» **Data section**
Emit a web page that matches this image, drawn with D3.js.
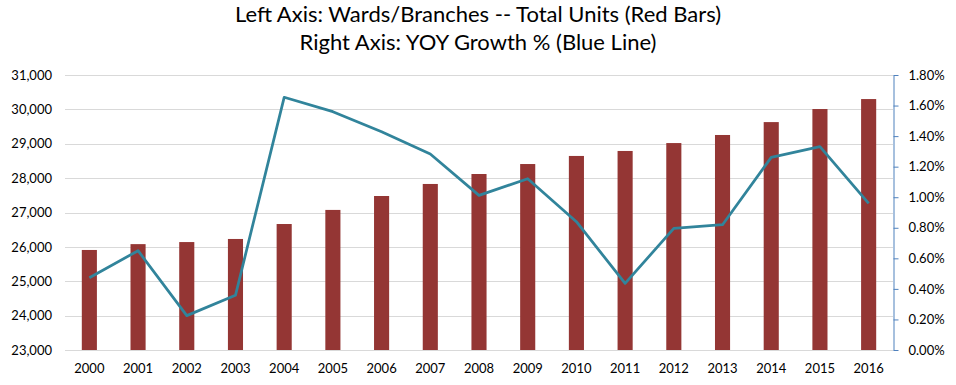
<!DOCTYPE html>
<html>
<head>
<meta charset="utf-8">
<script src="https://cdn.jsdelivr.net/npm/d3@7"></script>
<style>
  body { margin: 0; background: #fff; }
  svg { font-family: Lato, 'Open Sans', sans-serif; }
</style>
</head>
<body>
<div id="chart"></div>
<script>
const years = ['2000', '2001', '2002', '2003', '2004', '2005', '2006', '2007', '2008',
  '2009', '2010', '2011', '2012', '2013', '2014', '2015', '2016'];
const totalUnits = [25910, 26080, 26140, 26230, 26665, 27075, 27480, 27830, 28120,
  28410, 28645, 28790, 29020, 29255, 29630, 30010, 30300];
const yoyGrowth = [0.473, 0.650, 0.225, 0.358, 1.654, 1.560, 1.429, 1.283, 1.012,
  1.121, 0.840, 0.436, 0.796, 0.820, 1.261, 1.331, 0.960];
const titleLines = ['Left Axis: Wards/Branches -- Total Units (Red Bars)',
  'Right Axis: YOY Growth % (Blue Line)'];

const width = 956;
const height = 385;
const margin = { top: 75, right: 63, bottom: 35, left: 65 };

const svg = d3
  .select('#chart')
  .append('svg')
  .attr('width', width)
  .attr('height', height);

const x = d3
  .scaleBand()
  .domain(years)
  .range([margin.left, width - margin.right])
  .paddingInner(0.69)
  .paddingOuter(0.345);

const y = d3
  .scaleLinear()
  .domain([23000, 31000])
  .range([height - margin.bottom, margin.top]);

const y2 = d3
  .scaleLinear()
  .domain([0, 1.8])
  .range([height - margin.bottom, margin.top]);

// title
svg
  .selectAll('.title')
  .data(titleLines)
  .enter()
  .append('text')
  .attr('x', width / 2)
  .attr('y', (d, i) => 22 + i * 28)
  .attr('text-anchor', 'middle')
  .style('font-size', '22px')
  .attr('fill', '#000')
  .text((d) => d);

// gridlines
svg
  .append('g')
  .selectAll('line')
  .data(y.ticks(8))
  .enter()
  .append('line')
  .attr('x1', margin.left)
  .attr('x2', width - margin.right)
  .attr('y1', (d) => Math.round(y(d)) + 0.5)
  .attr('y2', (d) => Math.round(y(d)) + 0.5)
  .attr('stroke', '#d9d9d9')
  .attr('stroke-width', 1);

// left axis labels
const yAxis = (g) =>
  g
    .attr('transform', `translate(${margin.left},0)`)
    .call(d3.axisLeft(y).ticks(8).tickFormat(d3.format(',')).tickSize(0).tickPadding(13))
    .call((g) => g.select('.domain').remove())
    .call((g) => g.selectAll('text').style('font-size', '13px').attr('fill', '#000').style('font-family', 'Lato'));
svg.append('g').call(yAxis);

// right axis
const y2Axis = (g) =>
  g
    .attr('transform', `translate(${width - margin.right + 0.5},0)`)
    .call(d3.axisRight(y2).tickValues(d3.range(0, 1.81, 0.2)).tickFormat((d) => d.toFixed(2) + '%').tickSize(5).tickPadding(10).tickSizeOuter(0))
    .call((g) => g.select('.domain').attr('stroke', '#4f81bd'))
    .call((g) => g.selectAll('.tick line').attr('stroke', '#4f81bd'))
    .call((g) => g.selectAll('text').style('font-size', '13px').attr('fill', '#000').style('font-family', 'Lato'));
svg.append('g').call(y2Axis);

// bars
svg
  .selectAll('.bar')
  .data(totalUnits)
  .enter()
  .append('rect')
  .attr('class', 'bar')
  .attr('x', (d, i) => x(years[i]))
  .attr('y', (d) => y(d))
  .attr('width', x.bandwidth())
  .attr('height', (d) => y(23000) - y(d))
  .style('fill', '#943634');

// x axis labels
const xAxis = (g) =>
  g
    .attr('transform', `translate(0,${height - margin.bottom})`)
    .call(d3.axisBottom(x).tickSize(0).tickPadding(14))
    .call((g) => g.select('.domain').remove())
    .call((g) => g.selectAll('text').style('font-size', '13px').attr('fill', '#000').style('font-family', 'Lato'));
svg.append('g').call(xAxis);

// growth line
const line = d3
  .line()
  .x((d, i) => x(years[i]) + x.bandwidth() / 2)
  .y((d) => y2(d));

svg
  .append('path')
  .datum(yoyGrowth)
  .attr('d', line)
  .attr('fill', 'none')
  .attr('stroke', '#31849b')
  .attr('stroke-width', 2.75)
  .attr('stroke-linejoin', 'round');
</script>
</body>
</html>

» **What you need to do**
Quote in full the listing given above; the images are to be left out.

» **The completed task**
Emit a web page that matches this image, drawn with D3.js.
<!DOCTYPE html>
<html>
<head>
<meta charset="utf-8">
<script src="https://cdn.jsdelivr.net/npm/d3@7"></script>
<style>
  body { margin: 0; background: #fff; }
  svg { font-family: Lato, 'Open Sans', sans-serif; }
</style>
</head>
<body>
<div id="chart"></div>
<script>
const years = ['2000', '2001', '2002', '2003', '2004', '2005', '2006', '2007', '2008',
  '2009', '2010', '2011', '2012', '2013', '2014', '2015', '2016'];
const totalUnits = [25910, 26080, 26140, 26230, 26665, 27075, 27480, 27830, 28120,
  28410, 28645, 28790, 29020, 29255, 29630, 30010, 30300];
const yoyGrowth = [0.473, 0.650, 0.225, 0.358, 1.654, 1.560, 1.429, 1.283, 1.012,
  1.121, 0.840, 0.436, 0.796, 0.820, 1.261, 1.331, 0.960];
const titleLines = ['Left Axis: Wards/Branches -- Total Units (Red Bars)',
  'Right Axis: YOY Growth % (Blue Line)'];

const width = 956;
const height = 385;
const margin = { top: 75, right: 63, bottom: 35, left: 65 };

const svg = d3
  .select('#chart')
  .append('svg')
  .attr('width', width)
  .attr('height', height);

const x = d3
  .scaleBand()
  .domain(years)
  .range([margin.left, width - margin.right])
  .paddingInner(0.69)
  .paddingOuter(0.345);

const y = d3
  .scaleLinear()
  .domain([23000, 31000])
  .range([height - margin.bottom, margin.top]);

const y2 = d3
  .scaleLinear()
  .domain([0, 1.8])
  .range([height - margin.bottom, margin.top]);

// title
svg
  .selectAll('.title')
  .data(titleLines)
  .enter()
  .append('text')
  .attr('x', width / 2)
  .attr('y', (d, i) => 22 + i * 28)
  .attr('text-anchor', 'middle')
  .style('font-size', '22px')
  .attr('fill', '#000')
  .text((d) => d);

// gridlines
svg
  .append('g')
  .selectAll('line')
  .data(y.ticks(8))
  .enter()
  .append('line')
  .attr('x1', margin.left)
  .attr('x2', width - margin.right)
  .attr('y1', (d) => Math.round(y(d)) + 0.5)
  .attr('y2', (d) => Math.round(y(d)) + 0.5)
  .attr('stroke', '#d9d9d9')
  .attr('stroke-width', 1);

// left axis labels
const yAxis = (g) =>
  g
    .attr('transform', `translate(${margin.left},0)`)
    .call(d3.axisLeft(y).ticks(8).tickFormat(d3.format(',')).tickSize(0).tickPadding(13))
    .call((g) => g.select('.domain').remove())
    .call((g) => g.selectAll('text').style('font-size', '13px').attr('fill', '#000').style('font-family', 'Lato'));
svg.append('g').call(yAxis);

// right axis
const y2Axis = (g) =>
  g
    .attr('transform', `translate(${width - margin.right + 0.5},0)`)
    .call(d3.axisRight(y2).tickValues(d3.range(0, 1.81, 0.2)).tickFormat((d) => d.toFixed(2) + '%').tickSize(5).tickPadding(10).tickSizeOuter(0))
    .call((g) => g.select('.domain').attr('stroke', '#4f81bd'))
    .call((g) => g.selectAll('.tick line').attr('stroke', '#4f81bd'))
    .call((g) => g.selectAll('text').style('font-size', '13px').attr('fill', '#000').style('font-family', 'Lato'));
svg.append('g').call(y2Axis);

// bars
svg
  .selectAll('.bar')
  .data(totalUnits)
  .enter()
  .append('rect')
  .attr('class', 'bar')
  .attr('x', (d, i) => x(years[i]))
  .attr('y', (d) => y(d))
  .attr('width', x.bandwidth())
  .attr('height', (d) => y(23000) - y(d))
  .style('fill', '#943634');

// x axis labels
const xAxis = (g) =>
  g
    .attr('transform', `translate(0,${height - margin.bottom})`)
    .call(d3.axisBottom(x).tickSize(0).tickPadding(14))
    .call((g) => g.select('.domain').remove())
    .call((g) => g.selectAll('text').style('font-size', '13px').attr('fill', '#000').style('font-family', 'Lato'));
svg.append('g').call(xAxis);

// growth line
const line = d3
  .line()
  .x((d, i) => x(years[i]) + x.bandwidth() / 2)
  .y((d) => y2(d));

svg
  .append('path')
  .datum(yoyGrowth)
  .attr('d', line)
  .attr('fill', 'none')
  .attr('stroke', '#31849b')
  .attr('stroke-width', 2.75)
  .attr('stroke-linejoin', 'round');
</script>
</body>
</html>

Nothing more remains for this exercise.